Saturday, March 9, 2013

Debt and Empire

Does this sound familiar? From The Victory of Reason by Rodney Stark:

"Even so, the wealth of the empire was largely illusory when account is taken of its truly staggering debts. It began with Ferdinand and Isabella, who never managed to balance their budgets, so that Charles V assumed their very substantial debts at his coronation. Charles expanded these debts on a properly imperial scale, starting with a sum of more than half a million gold guilders borrowed from Jakob Fugger to gain the Holy Roman emperorship. This too was but a drop in the bucket. During his reign Charles secured more than five hundred loans from European bankers, amounting to about 29 million ducats.

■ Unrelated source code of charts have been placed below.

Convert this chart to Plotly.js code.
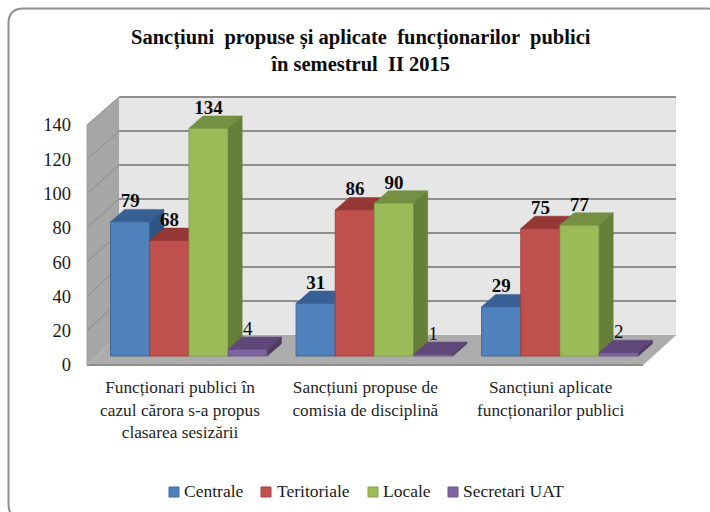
<!DOCTYPE html>
<html><head><meta charset="utf-8">
<script src="https://cdn.plot.ly/plotly-3.0.1.min.js"></script>
<style>html,body{margin:0;padding:0;background:#fff;overflow:hidden}#c{width:710px;height:512px}</style>
</head><body><div id="c"></div>
<script>
var categories = ["Funcționari publici în<br>cazul cărora s-a propus<br>clasarea sesizării","Sancțiuni propuse de<br>comisia de disciplină","Sancțiuni aplicate<br>funcționarilor publici"];
var seriesNames = ["Centrale","Teritoriale","Locale","Secretari UAT"];
var centrale = [79,31,29];
var teritoriale = [68,86,75];
var locale = [134,90,77];
var secretari = [4,1,2];
var allValues = [centrale,teritoriale,locale,secretari];
var frontColors = ["#4F81BD","#C0504D","#9BBB59","#8064A2"];
var edgeColors = ["#41689a","#a24441","#84a04b","#6c558a"];
var topColors = ["#386094","#953735","#758F43","#60497A"];
var sideColors = ["#2f5585","#7f2f2d","#667f39","#4d3b62"];
var yTicks = [0,20,40,60,80,100,120,140];

var W=710,H=512;
var L=87,R=676,T=90,B=372;
var pxX=function(p){return p/W;};
var pxY=function(p){return 1-p/H;};
var x0px=189,unitX=185.5,y0px=356,unitY=1.7;
var xRange=[(L-x0px)/unitX,(R-x0px)/unitX];
var yRange=[(y0px-B)/unitY,(y0px-T)/unitY];
var barW=39.2/unitX;
var depthX=14/unitX, depthY=12.3/unitY;
var dom={x:[L/W,R/W],y:[1-B/H,1-T/H]};

var shapes=[];
function poly(pts,fill,lineCol,lw){
  var d=pts.map(function(p,i){return (i?'L':'M')+pxX(p[0])+','+pxY(p[1]);}).join('')+'Z';
  shapes.push({type:'path',xref:'paper',yref:'paper',path:d,fillcolor:fill,line:{color:lineCol||fill,width:lw||0},layer:'below'});
}
function seg(a,b,col,w){
  shapes.push({type:'line',xref:'paper',yref:'paper',x0:pxX(a[0]),y0:pxY(a[1]),x1:pxX(b[0]),y1:pxY(b[1]),line:{color:col,width:w},layer:'below'});
}
// frame runs past the right and bottom edges of the picture
var fl=8.5,fr=722,ft=8.5,fb=519,rad=15;
shapes.push({type:'path',xref:'paper',yref:'paper',layer:'below',fillcolor:'#ffffff',line:{color:'#8f8f8f',width:2},
 path:'M'+pxX(fl+rad)+','+pxY(ft)+'L'+pxX(fr-rad)+','+pxY(ft)+'Q'+pxX(fr)+','+pxY(ft)+' '+pxX(fr)+','+pxY(ft+rad)+
 'L'+pxX(fr)+','+pxY(fb-rad)+'Q'+pxX(fr)+','+pxY(fb)+' '+pxX(fr-rad)+','+pxY(fb)+
 'L'+pxX(fl+rad)+','+pxY(fb)+'Q'+pxX(fl)+','+pxY(fb)+' '+pxX(fl)+','+pxY(fb-rad)+
 'L'+pxX(fl)+','+pxY(ft+rad)+'Q'+pxX(fl)+','+pxY(ft)+' '+pxX(fl+rad)+','+pxY(ft)+'Z'});
// walls
var wL=87,wB=119,wR=676,wFR=643,bTop=97,bBot=335,fTop=125,fBot=365;
poly([[wB,bTop],[wR,bTop],[wR,bBot],[wB,bBot]],'#e6e6e6');
poly([[wL,fTop],[wB,bTop],[wB,bBot],[wL,fBot]],'#a6a6a6');
poly([[wL,fBot],[wB,bBot],[wR,bBot],[wFR,fBot]],'#acacac');
var backUnit=(bBot-bTop)/140, frontUnit=(fBot-fTop)/140;
yTicks.forEach(function(v){
  var by=bBot-v*backUnit, fy=fBot-v*frontUnit;
  if(v>0) seg([wB,by],[wR,by],'#8f8f8f',2);
  if(v>0) seg([wL,fy],[wB,by],'#8c8c8c',1);
});
seg([wL,fTop],[wL,fBot],'#a0a0a0',1);
seg([wL,fBot],[wFR,fBot],'#8c8c8c',2);
seg([wFR,fBot],[wR,bBot],'#bdbdbd',1);

var data=[];
var serif='"Liberation Serif",serif';
var layout={width:W,height:H,margin:{l:0,r:0,t:0,b:0},paper_bgcolor:'#fff',plot_bgcolor:'rgba(0,0,0,0)',showlegend:false,shapes:shapes,annotations:[],
  font:{family:serif,color:'#111'}};
allValues.forEach(function(vals,s){
  var xa=s?'x'+(s+1):'x', ya=s?'y'+(s+1):'y';
  var xk=s?'xaxis'+(s+1):'xaxis', yk=s?'yaxis'+(s+1):'yaxis';
  layout[xk]={domain:dom.x,range:xRange,visible:false,fixedrange:true};
  layout[yk]={domain:dom.y,range:yRange,visible:false,fixedrange:true};
  if(s){layout[xk].overlaying='x';layout[yk].overlaying='y';}
  layout[xk].anchor=ya; layout[yk].anchor=xa;
  var xs=[0,1,2].map(function(i){return i+(s-1.5)*barW;});
  data.push({type:'bar',name:seriesNames[s],x:xs,y:vals,width:barW,xaxis:xa,yaxis:ya,
    marker:{color:frontColors[s],line:{color:edgeColors[s],width:1}},hoverinfo:'y'});
  vals.forEach(function(v,i){
    var a=xs[i]-barW/2,b=xs[i]+barW/2;
    data.push({type:'scatter',mode:'lines',fill:'toself',x:[a,b,b+depthX,a+depthX,a],y:[v,v,v+depthY,v+depthY,v],
      xaxis:xa,yaxis:ya,fillcolor:topColors[s],line:{color:topColors[s],width:0.5},hoverinfo:'skip'});
    data.push({type:'scatter',mode:'lines',fill:'toself',x:[b,b+depthX,b+depthX,b,b],y:[0,depthY,v+depthY,v,0],
      xaxis:xa,yaxis:ya,fillcolor:sideColors[s],line:{color:sideColors[s],width:0.5},hoverinfo:'skip'});
  });
});
allValues.forEach(function(vals,s){
  var xs=[0,1,2].map(function(i){return i+(s-1.5)*barW;});
  data.push({type:'scatter',mode:'text',x:xs,y:vals.map(function(v){return v+depthY-1.5;}),text:vals.map(String),
    textposition:'top center',xaxis:'x4',yaxis:'y4',hoverinfo:'skip',cliponaxis:false,
    textfont:{family:serif,size:19,color:'#0a0a0a',weight:s===3?400:700}});
});
// tick labels sit on the front edge of the side wall; category labels on the front floor edge
var catX0=180,catUnit=185.33;
layout.yaxis5={domain:dom.y,range:[(fBot-B)/frontUnit,(fBot-T)/frontUnit],overlaying:'y',anchor:'x5',side:'left',
  tickvals:yTicks,ticktext:yTicks.map(String),tickfont:{family:serif,size:18.5,color:'#1a1a1a'},showgrid:false,zeroline:false,showline:false,ticks:'',fixedrange:true,ticklabelstandoff:15};
layout.xaxis5={domain:dom.x,range:[(L-catX0)/catUnit,(R-catX0)/catUnit],overlaying:'x',anchor:'y5',tickvals:[0,1,2],ticktext:categories,
  tickfont:{family:serif,size:17.3,color:'#1f1f1f'},showgrid:false,zeroline:false,showline:false,ticks:'',fixedrange:true,side:'bottom',tickangle:0,ticklabelstandoff:3};
data.push({type:'scatter',mode:'markers',x:[0,1,2],y:[0,0,0],xaxis:'x5',yaxis:'y5',marker:{opacity:0,size:1},hoverinfo:'skip'});
layout.annotations.push({xref:'paper',yref:'paper',x:361/W,y:1-50/H,xanchor:'center',yanchor:'middle',showarrow:false,align:'center',
  text:'<b>Sancțiuni  propuse și aplicate  funcționarilor  publici<br>în semestrul  II 2015</b>',font:{family:serif,size:20.5,color:'#0a0a0a'}});
// legend
var legSq=[169,261,368,448], legTx=[182,275,381,461], legY=492;
seriesNames.forEach(function(n,s){
  shapes.push({type:'rect',xref:'paper',yref:'paper',layer:'below',x0:pxX(legSq[s]),x1:pxX(legSq[s]+10),y0:pxY(legY-5),y1:pxY(legY+5),
    fillcolor:frontColors[s],line:{color:edgeColors[s],width:1}});
  layout.annotations.push({xref:'paper',yref:'paper',x:legTx[s]/W,y:pxY(legY-1),xanchor:'left',yanchor:'middle',showarrow:false,text:n,
    font:{family:serif,size:17.5,color:'#1a1a1a'}});
});
Plotly.newPlot('c',data,layout,{displayModeBar:false,staticPlot:true});
</script></body></html>
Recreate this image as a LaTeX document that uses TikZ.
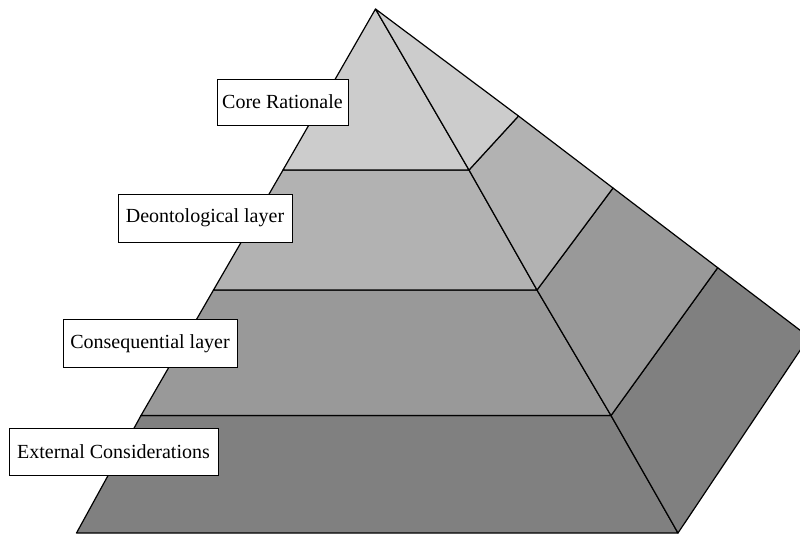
\documentclass[tikz,border=0pt]{standalone}
\usepackage{fontspec}
\setmainfont{Liberation Serif}
\begin{document}
\begin{tikzpicture}[x=1pt,y=-1pt,
  facet/.style={draw=black,line width=1.2pt,line join=round},
  tag/.style={draw=black,line width=1pt,fill=white,inner sep=0pt,
    font=\fontsize{20}{24}\selectfont},
]
\definecolor{tierA}{gray}{0.80}
\definecolor{tierB}{gray}{0.70}
\definecolor{tierC}{gray}{0.60}
\definecolor{tierD}{gray}{0.50}
\useasboundingbox (0,0) rectangle (800,535);
\clip (0,0) rectangle (800,535);

% corner points: apex, left edge (L), front-right edge (F), back-right edge (R)
\coordinate (apex) at (375.5,9);
\coordinate (L1) at (283,170);   \coordinate (F1) at (469,170);   \coordinate (R1) at (518.5,116);
\coordinate (L2) at (213.5,290); \coordinate (F2) at (537,290);   \coordinate (R2) at (613,188);
\coordinate (L3) at (141,415.5); \coordinate (F3) at (611,415.5); \coordinate (R3) at (717.7,267.7);
\coordinate (L4) at (76.5,533);  \coordinate (F4) at (678,533);   \coordinate (R4) at (809,337);

% bottom tier
\draw[facet,fill=tierD] (L3) -- (F3) -- (F4) -- (L4) -- cycle;
\draw[facet,fill=tierD] (F3) -- (R3) -- (R4) -- (F4) -- cycle;
% third tier
\draw[facet,fill=tierC] (L2) -- (F2) -- (F3) -- (L3) -- cycle;
\draw[facet,fill=tierC] (F2) -- (R2) -- (R3) -- (F3) -- cycle;
% second tier
\draw[facet,fill=tierB] (L1) -- (F1) -- (F2) -- (L2) -- cycle;
\draw[facet,fill=tierB] (F1) -- (R1) -- (R2) -- (F2) -- cycle;
% top tier
\draw[facet,fill=tierA] (apex) -- (F1) -- (L1) -- cycle;
\draw[facet,fill=tierA] (apex) -- (R1) -- (F1) -- cycle;

% labels
\node[tag,minimum width=131pt,minimum height=46pt] (core) at (282.5,102) {Core Rationale};
\node[tag,minimum width=174pt,minimum height=48pt] (deon) at (205,218) {Deontological layer};
\node[tag,minimum width=174pt,minimum height=48pt] (cons) at (150,343.5) {Consequential layer};
\node[tag,minimum width=209pt,minimum height=47pt] (ext) at (113.5,451.5) {External Considerations};
\end{tikzpicture}
\end{document}
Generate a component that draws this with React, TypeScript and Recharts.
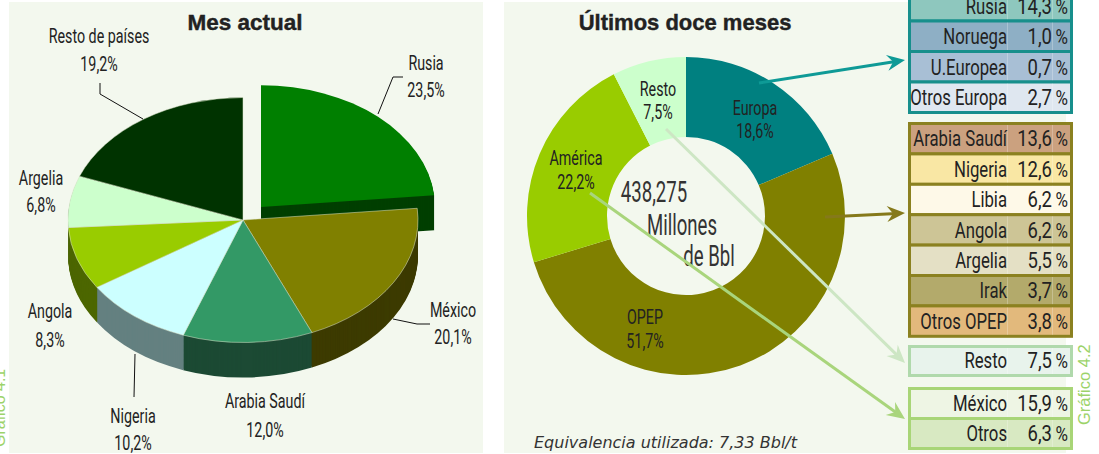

Much of this amount still had not been repaid when his son Philip II ascended to the throne in 1556, and a year later Philip declared bankruptcy. Nevertheless, only four years later imperial debt was again so high that 1.4 million ducats, more than 25 percent of the total annual budget, was paid out as interest on current loans. Worse yet, by 1565 the imperial debt in the Low Countries alone stood at 5 million ducats, and interest payments plus fixed costs of governing produced an additional deficit of 250,000 ducats a year. The same pattern held for the empire as a whole - debt dominated everything. During the first half of the 1570s, Phillip II's revenues averaged about 5.5 million ducats a year, while his total expenditures often nearly doubled that amount, with interest on his debts alone exceeding 2 million ducats a year. No one was too surprised when again in 1575 Phillip disavowed all his debts, amounting to about 36 million ducats. By doing so, however, he left his regime in the Netherlands penniless."

Of course the Spanish monarchs were constrained by a monetary system based on precious metals, so they had no choice but to honestly declare bankruptcy when they were, well, bankrupt. We have another option: Print our way out of debt!